When we start blogging, our eyes are wide open and we eagerly seek out information anywhere we can find it. We're naturally curious in the same way as when we move into a new neighborhood, apartment complex, or dorm. We want to meet the guy next door or the friendly couple down the street.
Sadly, this tends to be a temporary inclination. After a few months of learning and growing and seeking out new friends, we begin to turn inward. We become obsessed with our own voice and those who think like we do. Instead of looking for opportunities to connect with a lost world, we turn our backs and close our eyes.
We have to resist the temptation to make it all about us. Often it appears that our passions are simply new music, edgy movies and great reads. Why are our priorities nothing more than cool cell phones, reality television, and 24? Sometimes we use our blogs to promote everything but God and his church.
Should a blog be personal? Of course! The honesty and openness of a blog is one of its defining characteristics. Have fun with your blog. Use it as an outlet to try out ideas, post pictures of a night out with friends or your daughter's birthday party, and tell stories. There doesn’t have to be a hidden agenda behind every thought or phrase. Your blog should reflect who you are, your priorities and your passions.
What those are, though, may surprise you. An honest blog, like a well-placed mirror, can sometimes reveal things about ourselves that we'd rather not see. The time and energy that is poured into a blog can reflect misplaced priorities. The feedback and notoriety, the blogging spotlight, is hard to resist and you may find yourself pursuing traffic instead of people. The blog should never become an end in itself instead of a means to an end.

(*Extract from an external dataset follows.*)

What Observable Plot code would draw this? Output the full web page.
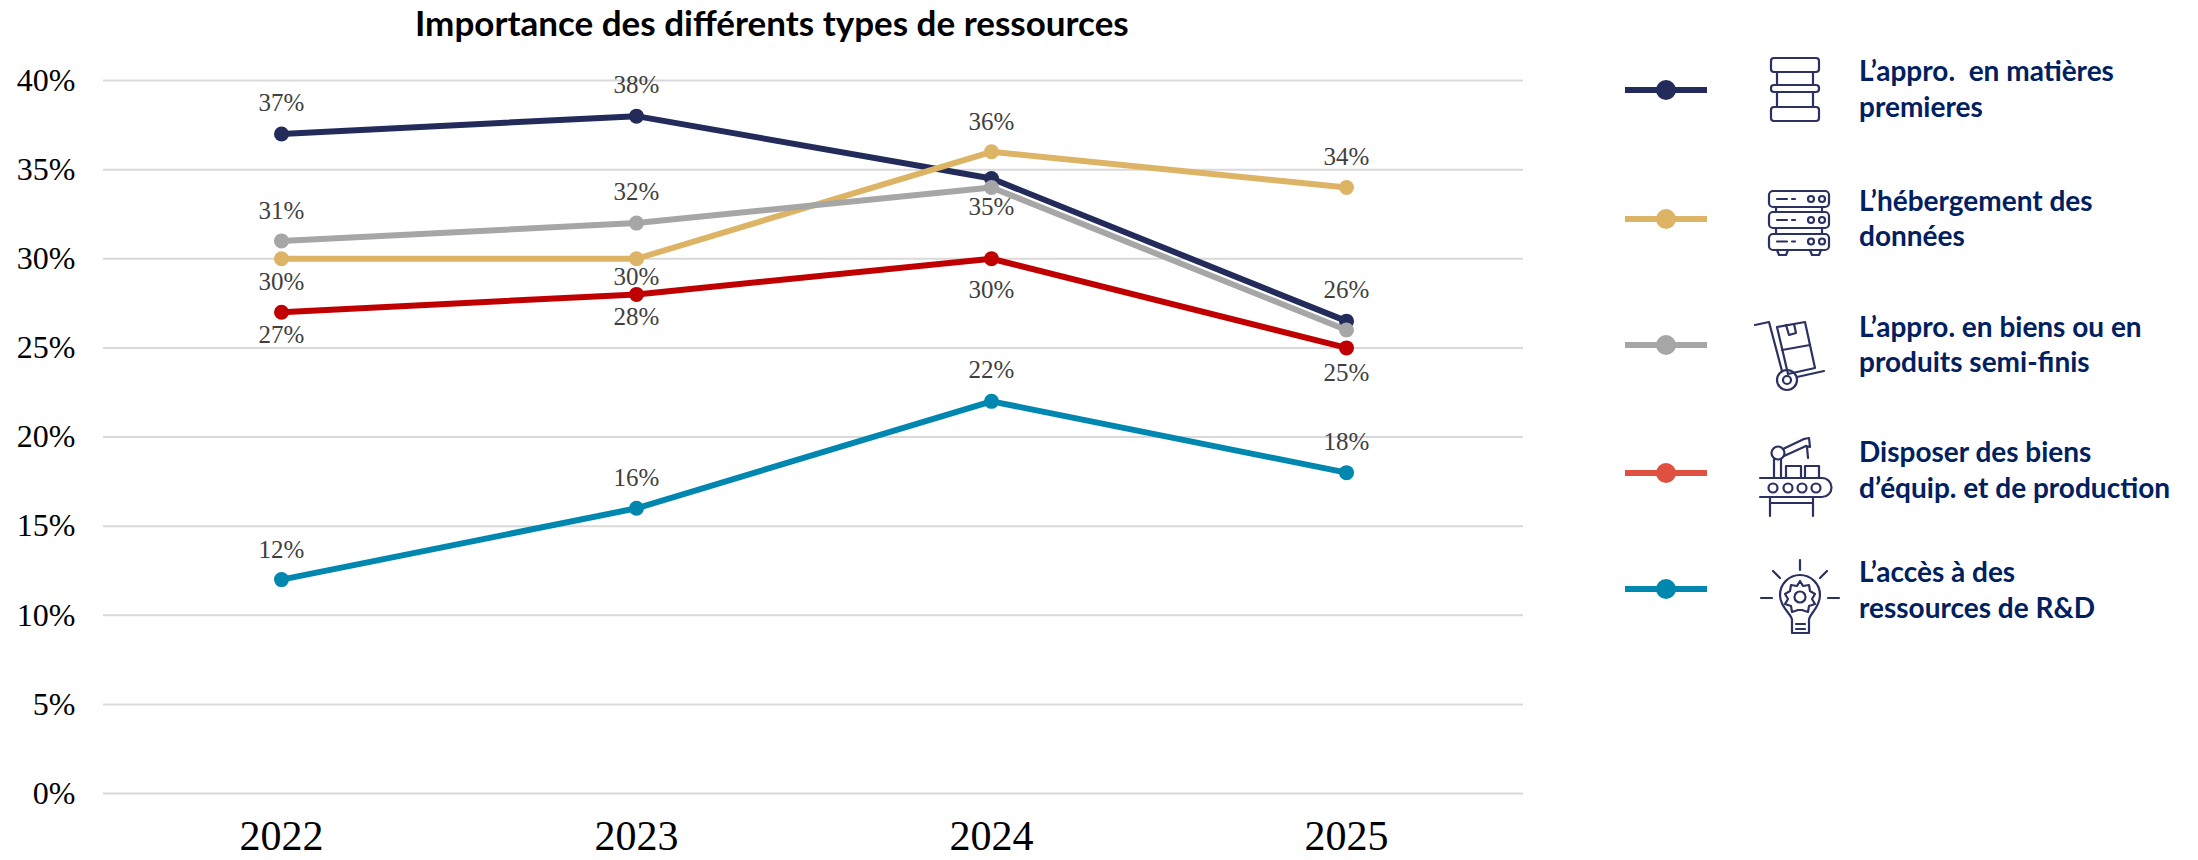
<!DOCTYPE html>
<html lang="fr">
<head>
<meta charset="utf-8">
<script src="https://cdn.jsdelivr.net/npm/d3@7"></script>
<script src="https://cdn.jsdelivr.net/npm/@observablehq/plot@0.6"></script>
<style>
html,body{margin:0;padding:0;background:#fff;width:2198px;height:860px;overflow:hidden}
#chart{position:absolute;left:0;top:0}
#overlay{position:absolute;left:0;top:0}
.lg{font-family:Lato;font-weight:700;font-size:28px;fill:#002060}
.ttl{font-family:Lato;font-weight:700;font-size:35px;fill:#000}
.ic{fill:none;stroke:#2b3160;stroke-width:2.2;stroke-linecap:round;stroke-linejoin:round}
</style>
</head>
<body>
<div id="chart"></div>
<svg id="overlay" width="2198" height="860" xmlns="http://www.w3.org/2000/svg"></svg>
<script>
const title = "Importance des différents types de ressources";
const years = [2022, 2023, 2024, 2025];
const yTicks = [0, 5, 10, 15, 20, 25, 30, 35, 40];

const matieres = [37, 38, 34.5, 26.5];
const hebergement = [30, 30, 36, 34];
const biens = [31, 32, 34, 26];
const equipement = [27, 28, 30, 25];
const rd = [12, 16, 22, 18];

const matieresLabels = ["37%", "38%", "35%", "26%"];
const hebergementLabels = ["30%", "30%", "36%", "34%"];
const biensLabels = ["31%", "32%", null, null];
const equipementLabels = ["27%", "28%", "30%", "25%"];
const rdLabels = ["12%", "16%", "22%", "18%"];

const seriesColors = ["#222b5a", "#ddb465", "#a6a6a6", "#c00000", "#0087b0"];
const legendColors = ["#222b5a", "#ddb465", "#a6a6a6", "#e05040", "#0087b0"];
const legendText = [
  ["L’appro.  en matières", "premieres"],
  ["L’hébergement des", "données"],
  ["L’appro. en biens ou en", "produits semi-finis"],
  ["Disposer des biens", "d’équip. et de production"],
  ["L’accès à des", "ressources de R&D"]
];

// vertical label offsets in px, same order as the series and years
const labelDy = [
  [-31, -31, 28, -31],
  [23, 18, -30, -30],
  [-30, -31, 0, 0],
  [23, 23, 31, 25],
  [-30, -30, -31, -31]
];

const seriesValues = [matieres, hebergement, biens, equipement, rd];
const seriesLabels = [matieresLabels, hebergementLabels, biensLabels, equipementLabels, rdLabels];
const rows = seriesValues.flatMap((vals, s) => vals.map((v, i) => ({
  s, year: years[i], value: v, label: seriesLabels[s][i], dy: labelDy[s][i]
})));
const labelRows = rows.filter(d => d.label);
const dyGroups = d3.groups(labelRows, d => d.dy);

const chart = Plot.plot({
  width: 2198,
  height: 860,
  marginLeft: 103,
  marginRight: 675,
  marginTop: 80,
  marginBottom: 67,
  style: {background: "#fff", fontFamily: "'Liberation Serif'"},
  x: {type: "point", domain: years, padding: 0.5, label: null},
  y: {domain: [0, 40], label: null},
  marks: [
    Plot.ruleY(yTicks, {stroke: "#d9d9d9", strokeWidth: 2}),
    Plot.axisY({ticks: yTicks, tickSize: 0, tickPadding: 28, fontSize: 32, fill: "#000",
      tickFormat: d => d + "%", label: null, marginLeft: 103}),
    Plot.axisX({tickSize: 0, tickPadding: 27, fontSize: 42, fill: "#000",
      tickFormat: d => String(d), label: null}),
    ...seriesValues.map((_, s) => [
      Plot.line(rows.filter(d => d.s === s), {x: "year", y: "value", stroke: seriesColors[s],
        strokeWidth: 6, strokeLinejoin: "round"}),
      Plot.dot(rows.filter(d => d.s === s), {x: "year", y: "value", fill: seriesColors[s], r: 7.5, stroke: "none"})
    ]),
    ...dyGroups.map(([dy, data]) => Plot.text(data, {x: "year", y: "value", text: "label", dy,
      fontSize: 25, fill: "#404040"}))
  ]
});
document.getElementById("chart").append(chart);

// title + legend overlay
const o = d3.select("#overlay");
o.append("text").attr("class", "ttl").attr("x", 415).attr("y", 36).text(title);

const lineY = [90, 219, 345, 473, 589];
const baselines = [[81, 117], [211, 246], [337, 372], [462, 498], [582, 618]];
legendColors.forEach((c, i) => {
  o.append("line").attr("x1", 1625).attr("x2", 1707).attr("y1", lineY[i]).attr("y2", lineY[i])
    .attr("stroke", c).attr("stroke-width", 6);
  o.append("circle").attr("cx", 1666).attr("cy", lineY[i]).attr("r", 10).attr("fill", c);
  legendText[i].forEach((t, k) => {
    o.append("text").attr("class", "lg").attr("x", 1859).attr("y", baselines[i][k])
      .attr("xml:space", "preserve").style("white-space", "pre").text(t);
  });
});

const icons = `
<g class="ic">
  <rect x="1771" y="58" width="48" height="14" rx="3"/>
  <rect x="1771" y="85" width="48" height="7" rx="3"/>
  <rect x="1771" y="107" width="48" height="14" rx="3"/>
  <path d="M1777 72V85M1813 72V85M1777 92V107M1813 92V107"/>
</g>
<g class="ic">
  <rect x="1769" y="191" width="60" height="16" rx="4"/>
  <rect x="1769" y="212" width="60" height="16" rx="4"/>
  <rect x="1769" y="234" width="60" height="16" rx="4"/>
  <path d="M1776 207V212M1822 207V212M1776 228V234M1822 228V234"/>
  <path d="M1777 199H1787M1792 199H1795M1777 220H1787M1792 220H1795M1777 241.500H1787M1792 241.500H1795"/>
  <circle cx="1811" cy="199" r="3"/><circle cx="1822" cy="199" r="3"/>
  <circle cx="1811" cy="220" r="3"/><circle cx="1822" cy="220" r="3"/>
  <circle cx="1811" cy="241.500" r="3"/><circle cx="1822" cy="241.500" r="3"/>
  <path d="M1777 250L1779 255H1786L1788 250M1810 250L1812 255H1819L1821 250"/>
</g>
<g class="ic">
  <path d="M1755 325L1769 322L1782 371"/>
  <path d="M1777 327L1805 322L1815 368L1788 374Z"/>
  <path d="M1786 325L1789 335L1796 333L1794 324"/>
  <path d="M1782 350L1810 345"/>
  <circle cx="1787" cy="380" r="10"/><circle cx="1787" cy="380" r="4"/>
  <path d="M1797 377L1824 371"/>
</g>
<g class="ic">
  <path d="M1760 478H1822A9.500 9.500 0 0 1 1822 497H1760"/>
  <circle cx="1773" cy="488" r="4.500"/><circle cx="1788" cy="488" r="4.500"/>
  <circle cx="1802" cy="488" r="4.500"/><circle cx="1816" cy="488" r="4.500"/>
  <path d="M1770 497V516M1813 497V516M1770 503H1813"/>
  <rect x="1786" y="466" width="15" height="12"/><rect x="1805" y="466" width="14" height="12"/>
  <path d="M1774 459V478M1781 459V478"/>
  <circle cx="1778" cy="453" r="6.500"/>
  <path d="M1783 449L1804 439M1784 456L1806 446"/>
  <path d="M1804 439L1809 438L1810 447L1806 446M1807 447L1808 458"/>
</g>
<g class="ic">
  <path d="M1800 560V570M1773 571L1780 578M1827 571L1820 578M1761 598H1772M1828 598H1839"/>
  <path d="M1792 633V620C1792 614 1780 608 1780 595A20 20 0 0 1 1820 595C1820 608 1809 614 1809 620V633Z"/>
  <path d="M1796 624H1805M1796 629H1805"/>
  <path d="M1800 581L1803 586L1809 585L1810 591L1815 594L1812 599L1815 604L1809 606L1808 612L1802 610L1798 610L1792 612L1791 606L1785 604L1788 599L1785 594L1790 591L1791 585L1797 586Z"/>
  <circle cx="1800" cy="597" r="5.500"/>
</g>`;
o.append("g").html(icons);
</script>
</body>
</html>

This message is meant for me as much as anyone. Every blogger struggles with the desire for notoriety and the slippery slope to self-importance. We like to present ourselves as something we really aren’t – a leadership guru or expert on all-things-church. If I'm not currently guilty of what I describe here, I have been in the past.
A healthy blog, like a healthy church or ministry, reaches both the curious and the already convinced. It's a place where questions are asked, different viewpoints expressed and people are treated with respect. If a new program or ministry does not reach people or help people, it's not worth doing. The same is true for a blog.
Don't let your eyes become closed to the people who desperately need to hear the Good News. Use your blog to reach out to others as you share your life, your struggles and triumphs, and everything that makes you who you are. Open your eyes and your heart to the people who God has placed within your sphere of influence so that His love can be revealed.
There is no blogging revolution without others. We are here for a reason, and that reason is to point people to the living savior. Our life should reflect that, and so should our blog.